Jimmy Carr in his newest special, Natural Born Killer (Netflix photo) |
Content warning: this essay will directly address the vulgar, transgressive, and sexually violent themes common to Jimmy Carr's stand-up comedy.
Jimmy Carr’s latest Netflix special, Natural Born Killer, features an extended riff on the fatuousness of the phrase “date rape.” He suggests that the qualifying prefix is a nicey-poo addition that makes the crime less horrific, mainly for the perpetrator. This sounds particularly weird coming from Carr, whose content has often featured sexually transgressive themes. Carr’s stock character is a shitty, libidinous satyr. This is just the first time he’s felt compelled to justify himself.
I have a particular fondness for one-liner comics. Milton Jones, Jack Handey, Gary Delaney, Steven Wright. Jokers who don’t require lengthy contexts to understand their punchlines, they just zap us with abrupt reversals or insightful wordplay. Short, incisive jokes often reveal deeper truths. With Jimmy Carr in particular, whose routine involves teasing audiences’ bottom limit, his transgressive themes often reveal that his audience, no matter how jaded they think themselves, still has a bottom limit.
Carr loves jokes he knows defensive interests will hate. In past one-hour specials, he’s lobbed out what he calls “career-ending jokes”; this time, he boasts of his intent to get “cancelled.” Not for nothing, either, as his routine has involved jabs at the disabled, the Holocaust, religion, and women. He’s previously told rape jokes, and jokes which imply he’s a drug-addicted pedophile. The above-mentioned “date rape” diatribe comes only after delivering a trademarked rape one-liner.
To his credit, Carr’s transgressive jokes make himself the bad person, never the victim. Unlike, say, Louis CK, Carr doesn’t use his aggressive tone to garner audience sympathy or wallow in self-pity/; you’re supposed to hate his stage persona. But Carr has always played that persona with winking acknowledgment that, like us, he’s in on the joke. His character knows what an awful human being he is, and invites us to participate in the pile-on.
This time, Carr doesn’t do that. He delivers a lewd joke, then counters with an explicit explanation of why we shouldn’t find such content funny. Not just once, either: he breaks character multiple times, sometimes for several straight minutes, and culminates the performance riffing extensively on the importance of consent. As he lectures viewers why we shouldn’t have laughed at the joke he just delivered, we wonder: who is this guy wearing Jimmy Carr’s face?
Louis CK |
Perhaps there’s an autobiographical reason for Carr’s reversal. He became a father for the first time in 2019, aged forty-seven. At approximately the halfway point of this performance, he includes a nearly three-minute narrative of how he feared his child’s premature birth might’ve blunted his edge. The story ends with him realizing he still had it, apparently deaf to the irony that a one-liner comedian just took nearly three minutes to establish one punch line!

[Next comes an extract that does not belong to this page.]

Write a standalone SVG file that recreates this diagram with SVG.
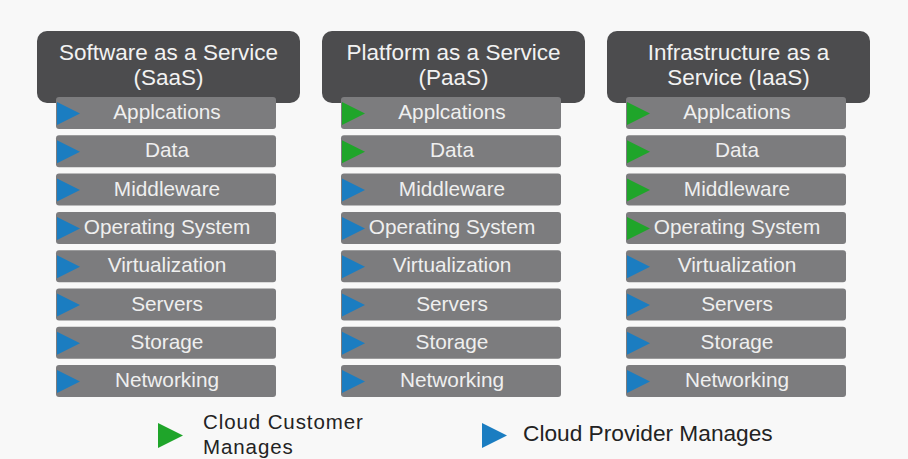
<svg xmlns="http://www.w3.org/2000/svg" xmlns:xlink="http://www.w3.org/1999/xlink" width="908" height="459" viewBox="0 0 908 459">
<style>
.bg{fill:#f8f8f8}
.hdr{fill:#4c4c4e}
.row{fill:#7c7c7e}
.ht{font-family:"Liberation Sans",Arial,sans-serif;font-size:22.5px;fill:#f2f2f2;text-anchor:middle}
.rt{font-family:"Liberation Sans",Arial,sans-serif;font-size:20.8px;fill:#efefef;text-anchor:middle}
.lt{font-family:"Liberation Sans",Arial,sans-serif;font-size:22.7px;fill:#232323}
.lt2{font-family:"Liberation Sans",Arial,sans-serif;font-size:20.5px;fill:#232323;letter-spacing:0.9px}
.cust{fill:#1fa52a}
.prov{fill:#1b7dc1}
</style>
<defs>
<path id="tri" d="M0,0 L23,11.5 L0,23 Z"/>
<path id="ltri" d="M0,0 L25,12.5 L0,25 Z"/>
</defs>
<rect class="bg" x="0" y="0" width="908" height="459"/>

<g id="saas">
<rect class="hdr" x="37" y="31" width="263" height="72" rx="10"/>
<text class="ht" x="168.5" y="60">Software as a Service</text>
<text class="ht" x="168.5" y="85">(SaaS)</text>
</g>
<g id="paas">
<rect class="hdr" x="322" y="31" width="263" height="72" rx="10"/>
<text class="ht" x="453.5" y="60">Platform as a Service</text>
<text class="ht" x="453.5" y="85">(PaaS)</text>
</g>
<g id="iaas">
<rect class="hdr" x="607" y="31" width="263" height="72" rx="10"/>
<text class="ht" x="738.5" y="60">Infrastructure as a</text>
<text class="ht" x="738.5" y="85">Service (IaaS)</text>
</g>

<g id="saas-applications"><rect class="row" x="56" y="97" width="220" height="32" rx="3"/><use href="#tri" class="prov" x="57" y="102"/><text class="rt" x="167" y="119">Applcations</text></g>
<g id="saas-data"><rect class="row" x="56" y="135.3" width="220" height="32" rx="3"/><use href="#tri" class="prov" x="57" y="140.3"/><text class="rt" x="167" y="157.3">Data</text></g>
<g id="saas-middleware"><rect class="row" x="56" y="173.6" width="220" height="32" rx="3"/><use href="#tri" class="prov" x="57" y="178.6"/><text class="rt" x="167" y="195.6">Middleware</text></g>
<g id="saas-os"><rect class="row" x="56" y="211.9" width="220" height="32" rx="3"/><use href="#tri" class="prov" x="57" y="216.9"/><text class="rt" x="167" y="233.9">Operating System</text></g>
<g id="saas-virtualization"><rect class="row" x="56" y="250.2" width="220" height="32" rx="3"/><use href="#tri" class="prov" x="57" y="255.2"/><text class="rt" x="167" y="272.2">Virtualization</text></g>
<g id="saas-servers"><rect class="row" x="56" y="288.5" width="220" height="32" rx="3"/><use href="#tri" class="prov" x="57" y="293.5"/><text class="rt" x="167" y="310.5">Servers</text></g>
<g id="saas-storage"><rect class="row" x="56" y="326.8" width="220" height="32" rx="3"/><use href="#tri" class="prov" x="57" y="331.8"/><text class="rt" x="167" y="348.8">Storage</text></g>
<g id="saas-networking"><rect class="row" x="56" y="365.1" width="220" height="32" rx="3"/><use href="#tri" class="prov" x="57" y="370.1"/><text class="rt" x="167" y="387.1">Networking</text></g>

<g id="paas-applications"><rect class="row" x="341" y="97" width="220" height="32" rx="3"/><use href="#tri" class="cust" x="342" y="102"/><text class="rt" x="452" y="119">Applcations</text></g>
<g id="paas-data"><rect class="row" x="341" y="135.3" width="220" height="32" rx="3"/><use href="#tri" class="cust" x="342" y="140.3"/><text class="rt" x="452" y="157.3">Data</text></g>
<g id="paas-middleware"><rect class="row" x="341" y="173.6" width="220" height="32" rx="3"/><use href="#tri" class="prov" x="342" y="178.6"/><text class="rt" x="452" y="195.6">Middleware</text></g>
<g id="paas-os"><rect class="row" x="341" y="211.9" width="220" height="32" rx="3"/><use href="#tri" class="prov" x="342" y="216.9"/><text class="rt" x="452" y="233.9">Operating System</text></g>
<g id="paas-virtualization"><rect class="row" x="341" y="250.2" width="220" height="32" rx="3"/><use href="#tri" class="prov" x="342" y="255.2"/><text class="rt" x="452" y="272.2">Virtualization</text></g>
<g id="paas-servers"><rect class="row" x="341" y="288.5" width="220" height="32" rx="3"/><use href="#tri" class="prov" x="342" y="293.5"/><text class="rt" x="452" y="310.5">Servers</text></g>
<g id="paas-storage"><rect class="row" x="341" y="326.8" width="220" height="32" rx="3"/><use href="#tri" class="prov" x="342" y="331.8"/><text class="rt" x="452" y="348.8">Storage</text></g>
<g id="paas-networking"><rect class="row" x="341" y="365.1" width="220" height="32" rx="3"/><use href="#tri" class="prov" x="342" y="370.1"/><text class="rt" x="452" y="387.1">Networking</text></g>

<g id="iaas-applications"><rect class="row" x="626" y="97" width="220" height="32" rx="3"/><use href="#tri" class="cust" x="627" y="102"/><text class="rt" x="737" y="119">Applcations</text></g>
<g id="iaas-data"><rect class="row" x="626" y="135.3" width="220" height="32" rx="3"/><use href="#tri" class="cust" x="627" y="140.3"/><text class="rt" x="737" y="157.3">Data</text></g>
<g id="iaas-middleware"><rect class="row" x="626" y="173.6" width="220" height="32" rx="3"/><use href="#tri" class="cust" x="627" y="178.6"/><text class="rt" x="737" y="195.6">Middleware</text></g>
<g id="iaas-os"><rect class="row" x="626" y="211.9" width="220" height="32" rx="3"/><use href="#tri" class="cust" x="627" y="216.9"/><text class="rt" x="737" y="233.9">Operating System</text></g>
<g id="iaas-virtualization"><rect class="row" x="626" y="250.2" width="220" height="32" rx="3"/><use href="#tri" class="prov" x="627" y="255.2"/><text class="rt" x="737" y="272.2">Virtualization</text></g>
<g id="iaas-servers"><rect class="row" x="626" y="288.5" width="220" height="32" rx="3"/><use href="#tri" class="prov" x="627" y="293.5"/><text class="rt" x="737" y="310.5">Servers</text></g>
<g id="iaas-storage"><rect class="row" x="626" y="326.8" width="220" height="32" rx="3"/><use href="#tri" class="prov" x="627" y="331.8"/><text class="rt" x="737" y="348.8">Storage</text></g>
<g id="iaas-networking"><rect class="row" x="626" y="365.1" width="220" height="32" rx="3"/><use href="#tri" class="prov" x="627" y="370.1"/><text class="rt" x="737" y="387.1">Networking</text></g>

<g id="connectors"></g>

<g id="legend-customer">
<use href="#ltri" class="cust" x="158" y="423"/>
<text class="lt2" x="203" y="429">Cloud Customer</text>
<text class="lt2" x="203" y="454">Manages</text>
</g>
<g id="legend-provider">
<use href="#ltri" class="prov" x="482" y="423"/>
<text class="lt" x="523" y="441">Cloud Provider Manages</text>
</g>
</svg>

I’m reminded of Jimmy Kimmel, another Jimmy famous for working blue who attempted to reinvent himself. Kimmel, previously co-host of the basic cable raunch-fest The Man Show, turned into an advocate for radical empathy when he transferred to broadcast TV, frequently turning weepy-eyed at expressions of injustice. His former co-host Adam Carolla, meanwhile, has become a Fox News and right-wing podcast staple, doubling down on his basic cable persona. Again, audiences seek the authentic Jimmy.
Please don’t misunderstand, I believe both Jimmys could have their secular “come-to-Jesus moment.” As a former basic White conservative myself, I know irreligious conversions happen. Yet Carr attempts to do double duty, delivering the transgressive joke before lecturing us on why our laughter makes us bad people. His fatherhood narrative ends with a coat-hanger abortion joke. His consent riff is him lecturing a young audience member on when it’s okay to “get your dick out.”
Because there’s definitely a place for such content. We laugh at Carr’s blue material because we recognize something of ourselves. No matter how enlightened or empathetic we’ve become, we possess the same vulgar, libidinous id; becoming an adult doesn’t mean we’ve defeated those tendencies, only that we’ve learned to conceal them in public. Carr is funny because when he delivers his raunchy content, he helps us compartmentalize that side, and leave it in the theater.
This time, I’m left confused. When I laugh at Carr’s blue material, then he lectures me directly on why his own content wasn’t actually funny, I wonder: have I changed? Or has he? Previously, Carr encouraged us to leave the unrestrained id with him, onstage. Now, he lectures us, and I feel compelled to conceal my laughter. I can’t relinquish my id, because I can’t admit I have one. So it comes home with me.